Pulau Papan, sebuah pulau kecil yang menjadi rumah bagi suku asli Togean, menyimpan ketenangan dan keindahan yang sulit ditemukan di tempat lain. Untuk menjangkau tempat istimewa ini, kamu akan menapaki sebuah jembatan kayu romantis sepanjang 1,3 kilometer, yang menghubungkan pulau ini dengan daratan induk. Berjalan di atas jembatan ini memberi sensasi seolah melayang di atas lautan luas, dengan pandangan terbuka menuju cakrawala.
Perjalanan ke Pulau Papan bukan sekadar perpindahan dari satu titik ke titik lain ia adalah perjalanan menuju keheningan yang semakin langka di dunia yang terus bising. Kami bahkan tak pernah mendengar nama pulau ini sebelumnya. Nama Pulau Papan disebutkan oleh seorang warga lokal yang mengemudikan kapal kami, sembari menyebutkan satu per satu destinasi di Kepulauan Togean.
“Kalau berani sedikit jauh, saya bawa ke Pulau Papan dulu,” katanya, tersenyum sambil menatap cakrawala.
Kami mengangguk, tanpa benar-benar tahu apa yang menanti. Dari Wakai, perjalanan kesana memakan waktu hampir dua jam. Di tengah laut, hujan turun tiba-tiba. Langit gelap, angin menderu, dan hanya terpal seadanya yang melindungi kami dari guyuran air. Tapi begitu pulau itu tampak di kejauhan tenang, hijau, dan nyaris tak tersentuh semua rasa lelah dan dingin seketika sirna.
Pulau Papan tersembunyi tenang di pelukan Laut Sulawesi. Ia kecil dan sederhana, namun justru di situlah letak pesonanya. Garis pantainya dibalut pasir putih lembut, air lautnya sebening kaca, memantulkan gradasi biru dan hijau yang memesona. Di bawah permukaannya, ikan-ikan kecil berenang di antara terumbu karang yang masih alami dan hidup.

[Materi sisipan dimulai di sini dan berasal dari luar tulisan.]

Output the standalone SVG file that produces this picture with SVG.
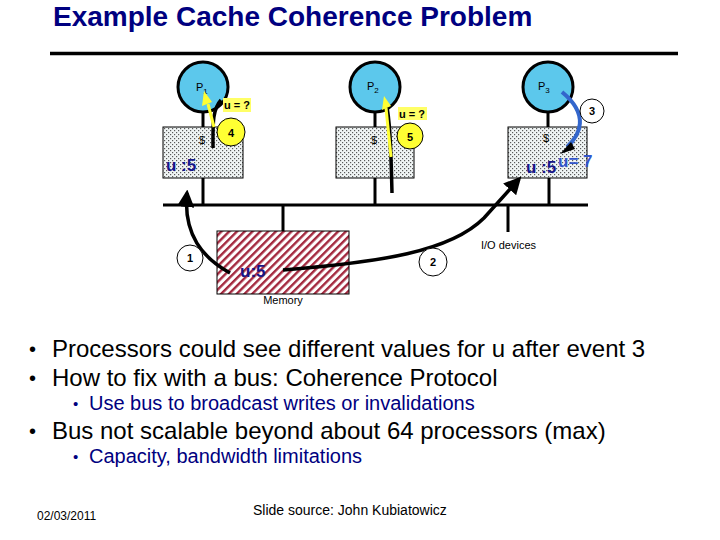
<svg xmlns="http://www.w3.org/2000/svg" width="720" height="540" viewBox="0 0 720 540">
<style>
text{font-family:"Liberation Sans",Arial,sans-serif}
.proc{fill:#5CC8EC;stroke:#000;stroke-width:3}
.cache{fill:url(#dots);stroke:#000;stroke-width:1}
.wire{stroke:#000;stroke-width:3;fill:none}
.lbl{font-size:11px;fill:#000}
.val{font-size:17px;font-weight:bold;fill:#16168a}
.num{fill:#fff;stroke:#000;stroke-width:1}
.ynum{fill:#FFFF33;stroke:#000;stroke-width:1}
.numt{font-size:11px;font-weight:bold;text-anchor:middle}
.ask{fill:#FFFF66}
.askt{font-size:11px;font-weight:bold}
.arr{stroke:#000;stroke-width:3.5;fill:none}
.main{font-size:24px;fill:#000}
.sub{font-size:20px;fill:#000080}
.bul{font-size:20px;fill:#000}
.sbul{font-size:15px;fill:#000080}
</style>
<defs>
<pattern id="dots" width="4" height="4" patternUnits="userSpaceOnUse">
<rect width="4" height="4" fill="#f0f5f5"/>
<rect x="0" y="0" width="1.2" height="1.2" fill="#5a5a5a"/>
<rect x="2" y="2" width="1.2" height="1.2" fill="#5a5a5a"/>
</pattern>
<pattern id="stripes" width="5.5" height="5.5" patternUnits="userSpaceOnUse" patternTransform="rotate(45)">
<rect width="5.5" height="5.5" fill="#fff"/>
<rect width="2.4" height="5.5" fill="#A3283E"/>
</pattern>
<marker id="ah" viewBox="0 0 10 10" refX="8" refY="5" markerWidth="5" markerHeight="5" orient="auto">
<path d="M0,0 L10,5 L0,10 z" fill="#000"/>
</marker>
</defs>

<text x="53" y="26" font-size="28" font-weight="bold" fill="#000080">Example Cache Coherence Problem</text>
<line x1="50" y1="53.5" x2="678" y2="53.5" stroke="#000" stroke-width="3.5"/>

<g id="connectors">
<line class="wire" x1="163" y1="205" x2="588" y2="205"/>
<line class="wire" x1="203" y1="112" x2="203" y2="127"/>
<line class="wire" x1="375" y1="112" x2="375" y2="127"/>
<line class="wire" x1="548" y1="112" x2="548" y2="127"/>
<line class="wire" x1="203" y1="178" x2="203" y2="205"/>
<line class="wire" x1="375" y1="178" x2="375" y2="205"/>
<line class="wire" x1="549" y1="178" x2="549" y2="205"/>
<line class="wire" x1="283" y1="205" x2="283" y2="231"/>
<line class="wire" x1="508" y1="205" x2="508" y2="232"/>
</g>

<g id="P1"><circle class="proc" cx="203" cy="87" r="25"/><text class="lbl" x="196" y="91">P<tspan font-size="8" dy="3">1</tspan></text></g>
<g id="P2"><circle class="proc" cx="375" cy="87" r="25"/><text class="lbl" x="367" y="90">P<tspan font-size="8" dy="3">2</tspan></text></g>
<g id="P3"><circle class="proc" cx="548" cy="87" r="25"/><text class="lbl" x="538" y="90">P<tspan font-size="8" dy="3">3</tspan></text></g>

<g id="cache1"><rect class="cache" x="163" y="127" width="80" height="51"/><text class="lbl" x="199" y="144">$</text><text class="val" x="166" y="171">u :5</text></g>
<g id="cache2"><rect class="cache" x="336" y="127" width="78" height="51"/><text class="lbl" x="371" y="144">$</text></g>
<g id="cache3"><rect class="cache" x="508" y="127" width="79" height="51"/><text class="lbl" x="543" y="142">$</text><text class="val" x="526" y="173">u :5</text><text x="558" y="167" font-size="17" font-weight="bold" fill="#3355CC">u= 7</text></g>

<g id="memory"><rect x="217" y="231" width="132" height="63" fill="url(#stripes)" stroke="#000" stroke-width="1"/><text class="val" x="240" y="277">u:5</text><text x="283" y="304" font-size="11" text-anchor="middle">Memory</text></g>

<g id="io"><text x="481" y="249" font-size="11">I/O devices</text></g>

<g id="events">
<path class="arr" d="M230,273 C203,258 183,235 187,193" marker-end="url(#ah)"/>
<path class="arr" d="M283,270 C380,262 450,252 484,218 L519,179" marker-end="url(#ah)"/>
<path d="M562,92 C590,115 580,135 567,147" stroke="#3366CC" stroke-width="4" fill="none"/>
<path d="M571,142 L560,154 L575,149 z" fill="#000"/>
<path class="arr" d="M213,148 C213,125 212,110 221,100"/>
<path d="M214,127 L208,104" stroke="#FFFF33" stroke-width="3"/>
<path d="M204,91 L202,106 L212,102 z" fill="#FFFF33"/>
<path class="arr" d="M392,193 C391,150 390,118 386,103"/>
<path d="M391,157 L386,108" stroke="#FFFF33" stroke-width="3"/>
<path d="M384,96 L382,110 L391,106 z" fill="#FFFF33"/>
</g>

<g id="label-ask1"><rect class="ask" x="223" y="98" width="28" height="14"/><text class="askt" x="224" y="109">u = ?</text></g>
<g id="label-ask2"><rect class="ask" x="398" y="107" width="29" height="13"/><text class="askt" x="399" y="118">u = ?</text></g>
<g id="ev1"><circle class="num" cx="190" cy="258" r="13"/><text class="numt" x="190" y="262">1</text></g>
<g id="ev2"><circle class="num" cx="433" cy="262" r="14"/><text class="numt" x="433" y="266">2</text></g>
<g id="ev3"><circle class="num" cx="592" cy="111" r="12"/><text class="numt" x="592" y="115">3</text></g>
<g id="ev4"><circle class="ynum" cx="231" cy="132" r="14"/><text class="numt" x="231" y="137" font-size="12">4</text></g>
<g id="ev5"><circle class="ynum" cx="410" cy="136" r="13"/><text class="numt" x="410" y="141" font-size="12">5</text></g>

<text class="bul" x="29" y="356">•</text><text class="main" x="52" y="357">Processors could see different values for u after event 3</text>
<text class="bul" x="29" y="385">•</text><text class="main" x="52" y="386">How to fix with a bus: Coherence Protocol</text>
<text class="sbul" x="73" y="409">•</text><text class="sub" x="89" y="410">Use bus to broadcast writes or invalidations</text>
<text class="bul" x="29" y="438">•</text><text class="main" x="52" y="439">Bus not scalable beyond about 64 processors (max)</text>
<text class="sbul" x="73" y="462">•</text><text class="sub" x="89" y="463">Capacity, bandwidth limitations</text>

<text x="37" y="520" font-size="12">02/03/2011</text>
<text x="253" y="515" font-size="14">Slide source: John Kubiatowicz</text>
</svg>
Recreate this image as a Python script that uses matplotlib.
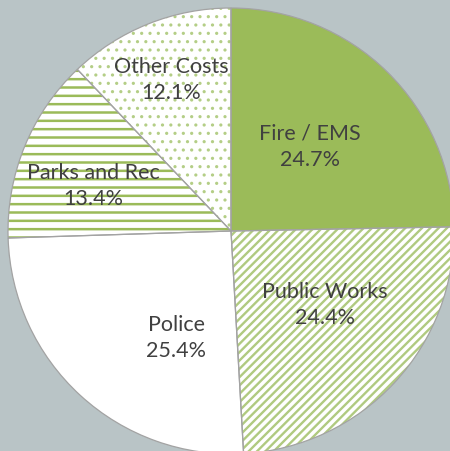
import matplotlib
matplotlib.use("Agg")
import matplotlib.pyplot as plt
import numpy as np

# data
categories = ["Fire / EMS", "Public Works", "Police", "Parks and Rec", "Other Costs"]
shares = [24.7, 24.4, 25.4, 13.4, 12.1]

# style
green = "#9bbb59"
bg = "#b9c4c6"
face_colors = [green, "white", "white", "white", "white"]
hatches = [None, "////", None, "--", ".."]
hatch_colors = [green, "#b0ca80", green, "#9bbb59", "#b4ce86"]
hatch_widths = [1.0, 1.7, 1.0, 1.8, 1.1]
# label centres in pixel coords (x, y from top)
label_px = [(310, 147), (325, 305), (176, 338), (93, 186), (171, 80)]

plt.rcParams["font.family"] = ["Lato", "DejaVu Sans"]

W, H = 450, 451
cx, cy, R = 231, 231, 223

fig = plt.figure(figsize=(W / 100, H / 100), dpi=100)
fig.patch.set_facecolor(bg)
ax = fig.add_axes([0, 0, 1, 1])
ax.set_facecolor(bg)

# hatched fills, hatch takes the edge colour
wedges, _ = ax.pie(shares, startangle=90, counterclock=False, radius=1,
                   colors=face_colors, wedgeprops=dict(linewidth=0))
for w, h, hc, hw in zip(wedges, hatches, hatch_colors, hatch_widths):
    w.set_edgecolor(hc)
    if h:
        w.set_hatch(h)
        if hasattr(w, "set_hatch_linewidth"):
            w.set_hatch_linewidth(hw)
        else:
            w._hatch_linewidth = hw

# grey outlines on top
ax.pie(shares, startangle=90, counterclock=False, radius=1,
       wedgeprops=dict(facecolor="none", linewidth=0.9, edgecolor="#a3a3a3"))

ax.set_aspect("auto")
ax.set_xlim(-cx / R, (W - cx) / R)
ax.set_ylim(-(H - cy) / R, cy / R)
ax.axis("off")

for name, val, (px, py) in zip(categories, shares, label_px):
    x = (px - cx) / R
    y = (cy - py) / R
    ax.text(x, y, f"{name}\n{val}%", ha="center", va="center", fontsize=15.5,
            color="#404040", linespacing=1.4)

fig.savefig("out.png", dpi=100, facecolor=bg)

Nama “Papan” mungkin datang dari jembatan panjang yang menjadi akses utama ke pulau ini, atau dari rumah-rumah panggung yang tertata rapi di atas papan kayu. Di bagian tengah pulau, suasana asri dan alami tetap terjaga. Suara angin yang menyapu dedaunan dan deru ombak kecil menjadi simfoni alam yang menenangkan.
Kampung kecil di pulau ini menyambut dengan kehangatan. Rumah-rumah berdiri rapi di atas laut dangkal, dan senyum ramah dari anak-anak serta orang tua menghapus rasa asing. Tak butuh waktu lama untuk menyusuri kampung, namun setiap langkah memberi kesan mendalam sebuah kehidupan yang tenang, bersahaja, namun penuh makna.
Di sini, kamu tak akan menemukan sinyal ponsel yang stabil, apalagi kafe atau penginapan mewah. Tapi kamu akan menemukan malam yang dipenuhi bintang, suara ombak yang meninabobokan, dan rasa damai yang sulit didefinisikan. Ini adalah tempat untuk diam, menyatu, dan menyembuhkan diri dari lelahnya dunia yang terus berlari.
Pulau Papan bukan sekadar tempat yang dikunjungi, melainkan pengalaman yang dijalani. Ia menyapa dengan kesunyian yang memeluk, menyuguhkan kesederhanaan yang kaya, dan menghadirkan keindahan yang tak perlu dijelaskan dengan kata-kata.